Can I request a feature?

Please open an issue on github.

Any plans on including some plotting functions?

No. See the question above about dependencies. If NMdata were extended with plotting features, it would become dependent on a number of packages, and backward compatibility would be very difficult to ensure.

The only way to provide plotting features for output from NMdata functions, would be to launch a separate package. I rarely need much code to get the plots I want based on the format returned by NMscanData and maybe a call to findCovs or findVars.

Questions specific to data reading tools

I don’t use PSN. What should I do?

NMscanData needs the path to the output control stream (technically, the input control stream will work too, but this is not recommended). It has no requirement to the naming of files.

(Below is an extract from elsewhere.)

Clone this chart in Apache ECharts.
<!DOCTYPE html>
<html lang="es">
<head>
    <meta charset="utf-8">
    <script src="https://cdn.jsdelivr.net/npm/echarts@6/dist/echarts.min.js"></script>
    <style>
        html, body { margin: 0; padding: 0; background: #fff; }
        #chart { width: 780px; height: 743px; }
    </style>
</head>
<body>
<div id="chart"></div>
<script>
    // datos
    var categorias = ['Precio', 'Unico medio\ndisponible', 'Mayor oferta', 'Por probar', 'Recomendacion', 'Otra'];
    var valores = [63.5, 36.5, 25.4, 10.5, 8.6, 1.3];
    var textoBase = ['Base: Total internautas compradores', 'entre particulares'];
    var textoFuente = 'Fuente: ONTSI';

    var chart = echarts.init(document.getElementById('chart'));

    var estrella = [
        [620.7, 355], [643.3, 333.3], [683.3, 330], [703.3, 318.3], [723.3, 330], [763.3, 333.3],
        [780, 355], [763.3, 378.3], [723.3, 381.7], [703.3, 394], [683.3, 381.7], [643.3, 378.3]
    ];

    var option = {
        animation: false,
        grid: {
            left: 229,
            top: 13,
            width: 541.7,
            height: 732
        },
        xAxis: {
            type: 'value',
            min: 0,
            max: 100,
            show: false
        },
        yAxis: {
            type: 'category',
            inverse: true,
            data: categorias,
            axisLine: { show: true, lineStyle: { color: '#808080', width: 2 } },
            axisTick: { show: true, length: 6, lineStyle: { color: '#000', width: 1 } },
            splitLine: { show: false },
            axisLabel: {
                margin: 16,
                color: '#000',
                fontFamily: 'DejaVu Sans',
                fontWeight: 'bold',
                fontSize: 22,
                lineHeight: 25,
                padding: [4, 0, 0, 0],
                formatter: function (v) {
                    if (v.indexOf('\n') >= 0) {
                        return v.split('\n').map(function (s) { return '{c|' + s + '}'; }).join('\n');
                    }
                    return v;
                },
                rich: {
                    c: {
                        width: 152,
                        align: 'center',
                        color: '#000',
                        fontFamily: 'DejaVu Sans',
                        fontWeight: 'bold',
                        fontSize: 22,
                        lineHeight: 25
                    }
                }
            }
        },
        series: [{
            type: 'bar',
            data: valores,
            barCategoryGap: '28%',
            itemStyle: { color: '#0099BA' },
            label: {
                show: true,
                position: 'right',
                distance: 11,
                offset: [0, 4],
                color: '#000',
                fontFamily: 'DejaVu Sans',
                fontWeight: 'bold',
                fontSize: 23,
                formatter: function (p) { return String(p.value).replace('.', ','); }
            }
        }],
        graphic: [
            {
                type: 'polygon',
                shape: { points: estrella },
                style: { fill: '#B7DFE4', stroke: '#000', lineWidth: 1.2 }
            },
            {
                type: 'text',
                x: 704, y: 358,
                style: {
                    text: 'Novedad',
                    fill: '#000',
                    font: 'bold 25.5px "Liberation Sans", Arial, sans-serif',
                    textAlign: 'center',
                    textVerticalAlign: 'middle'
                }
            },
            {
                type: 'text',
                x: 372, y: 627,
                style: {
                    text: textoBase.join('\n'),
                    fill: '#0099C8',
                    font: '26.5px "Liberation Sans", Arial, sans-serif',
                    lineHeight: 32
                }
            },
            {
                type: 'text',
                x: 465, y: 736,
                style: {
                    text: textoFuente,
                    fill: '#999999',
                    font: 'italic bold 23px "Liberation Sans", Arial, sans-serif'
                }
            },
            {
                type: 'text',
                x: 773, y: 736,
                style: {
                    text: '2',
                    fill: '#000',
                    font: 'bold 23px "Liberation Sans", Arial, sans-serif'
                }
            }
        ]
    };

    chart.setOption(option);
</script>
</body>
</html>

NMdata by default assumes a PSN setup. The reason this makes a difference is a little technical but briefly, the path to the input data is not available in the list file when using PSN. If you don’t use PSN, all information will probably be available in the output control stream. Enough talking, just do this:

NMdataConf(file.mod = identity)

How can I customize how NMscanData names models?

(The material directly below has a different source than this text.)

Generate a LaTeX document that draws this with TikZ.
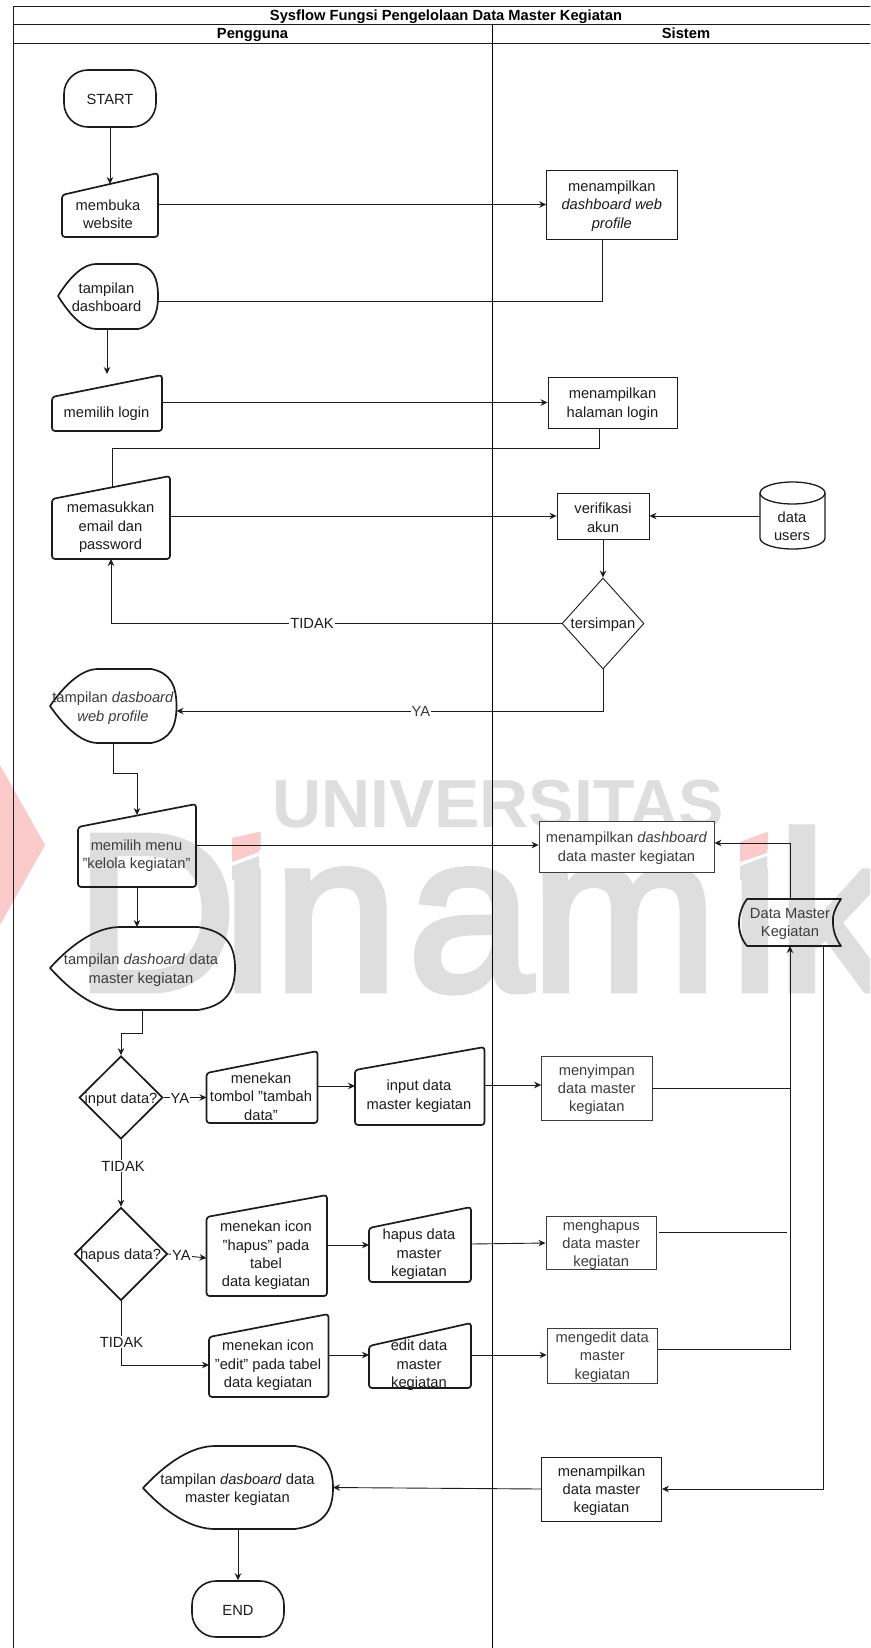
\documentclass[tikz,border=0pt]{standalone}
\usepackage{fontspec}
\setmainfont{Liberation Sans}
\newfontfamily\wmfont[FakeBold=3]{Liberation Sans}
\usetikzlibrary{arrows.meta,shapes.geometric,fit}
\definecolor{wmgray}{HTML}{DEDEDE}
\definecolor{wmred}{HTML}{FBCBCB}
\definecolor{ink}{HTML}{1C1C1C}
\definecolor{dim}{HTML}{3C3C3C}
\newcommand{\st}{\rule{0pt}{14pt}}
\newcommand{\stcap}{\rule{0pt}{12pt}}
\tikzset{
  conn/.style={line width=0.9pt,draw=ink,-{Stealth[length=7pt,width=6.5pt]}},
  plainconn/.style={line width=0.9pt,draw=ink},
  heavy/.style={line width=1.7pt,draw=ink,line join=round},
  sysbox/.style={draw=ink,line width=0.9pt,rectangle,inner sep=0pt,align=center,font=\fontsize{14.7}{18.4}\selectfont,text=ink},
  termbox/.style={draw=ink,line width=1.6pt,rectangle,rounded corners=24pt,inner sep=0pt,font=\fontsize{14.7}{18.4}\selectfont,text=ink},
  txt/.style={inner sep=0pt,yshift=-1.5pt,align=center,font=\fontsize{14.7}{18.4}\selectfont,text=ink},
  lab/.style={inner sep=1pt,fill=white,font=\fontsize{14.7}{18.4}\selectfont,text=ink},
  head/.style={inner sep=0pt,anchor=base,font=\fontsize{14.7}{16}\selectfont\bfseries,text=black},
  ghost/.style={inner sep=0pt,outer sep=0pt},
  decide/.style={diamond,draw=ink,inner sep=0pt,aspect=1},
}
\newcommand{\shpManual}[6]{%
  \draw[heavy,rounded corners=3pt] (#2,#5) -- (#3,#4) -- (#3,#6) -- (#2,#6) -- cycle;
  \node[ghost,fit={(#2,#4)(#3,#6)}] (#1) {};}
\newcommand{\shpDisplay}[6]{%
  \pgfmathsetmacro{\dw}{#3-#2}\pgfmathsetmacro{\dh}{#6-#4}
  \pgfmathsetmacro{\xa}{#2+.38*\dw}\pgfmathsetmacro{\xb}{#2+.8*\dw}
  \pgfmathsetmacro{\ca}{#2+.13*\dw}\pgfmathsetmacro{\cb}{#2+.26*\dw}
  \pgfmathsetmacro{\cc}{#3-.05*\dw}
  \draw[heavy] (#2,#5)
    .. controls (\ca,#5-.32*\dh) and (\cb,#4) .. (\xa,#4) -- (\xb,#4)
    .. controls (\cc,#4+.05*\dh) and (#3,#5-.28*\dh) .. (#3,#5)
    .. controls (#3,#5+.28*\dh) and (\cc,#6-.05*\dh) .. (\xb,#6) -- (\xa,#6)
    .. controls (\cb,#6) and (\ca,#5+.32*\dh) .. (#2,#5) -- cycle;
  \node[ghost,fit={(#2,#4)(#3,#6)}] (#1) {};}
\begin{document}
\begin{tikzpicture}[x=1pt,y=-1pt]
\clip (0,0) rectangle (870,1648);
\fill[white] (0,0) rectangle (870,1648);
% watermark
\fill[wmred] (0,765) -- (45,845) -- (0,925) -- cycle;
\node[ghost,anchor=base west,text=wmgray,font=\fontsize{68}{68}\selectfont\bfseries] (wmA) at (272,827) {UNIVERSITAS};
\node[ghost,anchor=base west,text=wmgray,font=\fontsize{224}{224}\wmfont] (wmB) at (75,990) {D\kern-14pt i\kern1pt n\kern10pt a\kern-2pt m\kern13pt i\kern-3pt k};
\fill[white] (225,822) -- (265,822) -- (265,832) -- (259,832) -- (232,838) -- (225,838) -- cycle;
\fill[white] (733,822) -- (775,822) -- (775,832) -- (767,832) -- (740,842) -- (733,842) -- cycle;
\fill[wmgray] (232,866) -- (259,856) -- (259,880) -- (232,880) -- cycle;
\fill[wmgray] (740,866) -- (767,856) -- (767,880) -- (740,880) -- cycle;
\fill[wmred] (232,838) -- (259,832) -- (259,852) -- (232,862) -- cycle;
\fill[wmred] (740,842) -- (767,832) -- (767,853) -- (740,862) -- cycle;
% frame
\draw[line width=0.9pt,draw=ink] (13.3,6.5) rectangle (900,1700);
\draw[line width=0.9pt,draw=ink] (13.3,24.7) -- (900,24.7);
\draw[line width=0.9pt,draw=ink] (13.3,43) -- (900,43);
\draw[line width=0.9pt,draw=black] (492.8,24.7) -- (492.8,1700);
\node[head] (title) at (446,21) {Sysflow Fungsi Pengelolaan Data Master Kegiatan};
\node[head] (hP) at (252.5,39) {Pengguna};
\node[head] (hS) at (686,39) {Sistem};
% user shapes
\node[termbox,minimum width=92pt,minimum height=57pt] (start) at (110,98.5) {\stcap START};
\shpManual{mb}{62}{158}{173}{195}{237}
\node[txt] (mbT) at (108,213) {membuka\\website};
\shpDisplay{dA}{58}{158}{264}{296}{329}
\node[txt] (dAT) at (106.5,296) {tampilan\\dashboard};
\shpManual{login}{52}{162}{375}{397}{431}
\node[txt] (loginT) at (106.5,412) {memilih login};
\shpManual{email}{52}{170}{476}{499}{559}
\node[txt] (emailT) at (110.5,526) {memasukkan\\email dan\\password};
\shpDisplay{dB}{50}{176.5}{669}{706}{743}
\node[txt,text=dim] (dBT) at (113,706.5) {tampilan \textit{dasboard}\\\textit{web profile}};
\shpManual{menu}{78}{196}{804}{827}{887}
\node[txt,text=dim] (menuT) at (136.5,854) {memilih menu\\"kelola kegiatan"};
\shpDisplay{dC}{50}{235}{927}{968}{1010}
\node[txt,text=dim] (dCT) at (141,968.5) {tampilan \textit{dashoard} data\\master kegiatan};
\node[decide,line width=1.7pt,minimum width=83.6pt,minimum height=83pt] (inp) at (121,1097.5) {};
\node[txt] (inpT) at (121,1098) {input data?};
\shpManual{tombol}{206.5}{317.5}{1051}{1073}{1123}
\node[txt] (tombolT) at (261,1095) {menekan\\tombol "tambah\\data"};
\shpManual{inD}{355}{484.5}{1047}{1070}{1125}
\node[txt] (inDT) at (419,1094.5) {input data\\master kegiatan};
\node[decide,line width=1.7pt,minimum width=93pt,minimum height=93pt] (hap) at (121,1254) {};
\node[txt] (hapT) at (120.5,1254) {hapus data?};
\shpManual{icoH}{206.5}{327}{1195}{1217}{1296}
\node[txt] (icoHT) at (266,1254) {menekan icon\\"hapus" pada\\tabel\\data kegiatan};
\shpManual{hapD}{369}{471}{1207}{1228}{1282}
\node[txt] (hapDT) at (419,1253) {hapus data\\master\\kegiatan};
\shpManual{icoE}{209}{328.5}{1314}{1337}{1397}
\node[txt] (icoET) at (268,1364) {menekan icon\\"edit" pada tabel\\data kegiatan};
\shpManual{edD}{369}{471}{1323}{1346}{1388}
\node[txt] (edDT) at (419,1364) {edit data\\master\\kegiatan};
\shpDisplay{dE}{143}{333}{1446}{1488}{1529}
\node[txt] (dET) at (237.5,1488) {tampilan \textit{dasboard} data\\master kegiatan};
\node[termbox,minimum width=92pt,minimum height=56pt] (endN) at (238,1609) {\stcap END};
% system shapes
\node[sysbox,minimum width=130.4pt,minimum height=69pt] (bA) at (611.8,204.5) {\st menampilkan\\\textit{dashboard web}\\\textit{profile}};
\node[sysbox,minimum width=129pt,minimum height=51pt] (bB) at (612.5,402.5) {\st menampilkan\\halaman login};
\node[sysbox,minimum width=92pt,minimum height=46pt] (bC) at (603,516) {\st verifikasi\\akun};
\node[decide,line width=0.9pt,minimum width=82pt,minimum height=91pt] (sim) at (603,623.5) {};
\node[txt] (simT) at (603,623) {tersimpan};
\draw[line width=1.3pt,draw=ink] (760,493) arc[start angle=180,end angle=360,x radius=32.5,y radius=-11] ;
\draw[line width=1.3pt,draw=ink] (760,493) arc[start angle=180,end angle=0,x radius=32.5,y radius=-11] -- (825,538)
   arc[start angle=0,end angle=-180,x radius=32.5,y radius=-11] -- cycle;
\node[ghost,fit={(760,482)(825,549)}] (cyl) {};
\node[txt] (cylT) at (792,524.5) {data\\users};
\node[sysbox,fill=white,text=dim,draw=dim,minimum width=175pt,minimum height=51pt] (bD) at (626.5,846.5) {\st menampilkan \textit{dashboard}\\data master kegiatan};
\draw[heavy] (747,899) -- (841,899) .. controls (835,908) and (832,916) .. (833,923) .. controls (833,931) and (836,939) .. (841,946)
   -- (747,946) .. controls (741,939) and (739,931) .. (739,923) .. controls (739,914) and (742,906) .. (747,899) -- cycle;
\node[ghost,fit={(739,899)(841,946)}] (dm) {};
\node[txt,text=dim] (dmT) at (790,922.5) {Data Master\\Kegiatan};
\node[sysbox,text=dim,draw=dim,minimum width=110.4pt,minimum height=64pt] (bE) at (596.8,1088) {\st menyimpan\\data master\\kegiatan};
\node[sysbox,text=dim,draw=dim,minimum width=110.5pt,minimum height=52pt] (bF) at (601.2,1243) {\st menghapus\\data master\\kegiatan};
\node[sysbox,text=dim,draw=dim,minimum width=110.6pt,minimum height=55pt] (bG) at (602.3,1355.5) {\st mengedit data\\master\\kegiatan};
\node[sysbox,minimum width=120pt,minimum height=64pt] (bH) at (601.5,1489) {\st menampilkan\\data master\\kegiatan};
% free ends
\coordinate (jA) at (787,1232);
% connectors
\draw[conn] (start.south) -- (mb.center |- 0,184);
\draw[conn] (mb.east |- bA.west) -- (bA.west);
\draw[plainconn] ([xshift=-9pt]bA.south) |- (dA.east |- 0,301);
\draw[conn] (login.center |- dA.south) -- (login.center |- 0,374);
\draw[conn] (login.east |- bB.west) -- (bB.west);
\draw[plainconn] ([xshift=-13.5pt]bB.south) |- (112,448) -- (112,487) -- (email.center |- 0,487);
\draw[conn] (email.east |- bC.west) -- (bC.west);
\draw[conn] (cyl.west |- bC.east) -- (bC.east);
\draw[conn] (bC.south) -- (sim.north);
\draw[conn] (sim.west) -| (email.south);
\draw[conn] (sim.south) |- (dB.east |- 0,711);
\draw[conn] (dB.south) |- (menu.north |- 0,773) -- (menu.center |- 0,815);
\draw[conn] (menu.east |- 0,845) -- (bD.west |- 0,845);
\draw[conn] (dm.north) |- (bD.east |- 0,843);
\draw[conn] (menu.center |- menu.south) -- (menu.center |- dC.north);
\draw[conn] ([xshift=-0.5pt]dC.south) |- (inp.north |- 0,1033) -- (inp.north);
\draw[conn] (inp.east) -- (tombol.west |- inp.east);
\draw[conn] (tombol.east |- 0,1086) -- (inD.west |- 0,1086);
\draw[conn] (inD.east |- 0,1085) -- (bE.west |- 0,1085);
\draw[conn] (inp.south) -- (hap.north);
\draw[conn] (hap.east) -- (icoH.west |- 0,1258);
\draw[conn] (icoH.east |- 0,1245) -- (hapD.west |- 0,1245);
\draw[conn] (hapD.east |- 0,1244) -- (bF.west);
\draw[plainconn] (bF.east |- jA) ++(2,0) -- (jA);
\draw[conn] (hap.south) |- (icoE.west |- 0,1365);
\draw[conn] (icoE.east |- 0,1355) -- (edD.west |- 0,1355);
\draw[conn] (edD.east |- 0,1355) -- (bG.west |- 0,1355);
\draw[conn] (bE.east) -| (dm.south);
\draw[plainconn] (bG.east |- 0,1349) -| ([yshift=-142pt]dm.south);
\draw[conn] ([xshift=33.5pt]dm.south) |- (bH.east);
\draw[conn] (bH.west) -- (dE.east);
\draw[conn] (dE.south -| 238,0) -- (endN.north);
% connector labels
\node[lab] (l1) at (312,623) {TIDAK};
\node[lab,text=dim] (l2) at (421,711) {YA};
\node[lab] (l3) at (180,1098) {YA};
\node[lab] (l4) at (123,1166) {TIDAK};
\node[lab] (l5) at (181.5,1255) {YA};
\node[lab] (l6) at (121.5,1342) {TIDAK};
\end{tikzpicture}
\end{document}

NMscanData take the name of the model from the file name and adds it to a column in the returned data. If the name of the directory is the model name, you can do the following as well:

NMdataConfig(modelname = function(file) basename(dirname(normalizePath(file))))

Feel free to modify the function to omit parts of the string or add to it.

What is “input” and output data?

  • What is referred to as “input data” in NMdata documentation is the datafile read in the $DATA or $INFILE.
  • What is referred to as “output data” in the same documentation is the totality of files written by $TABLE statements.

Notice especially, “output data” does not refer to any of the files automatically written by Nonmem such as .phi, .ext, .cov etc.

Does NMdata read .phi, .ext, .cov and other files generated by Nonmem?

No. Reading this data is often very useful, but there are other tools out there that do this (e.g. nonmem2R).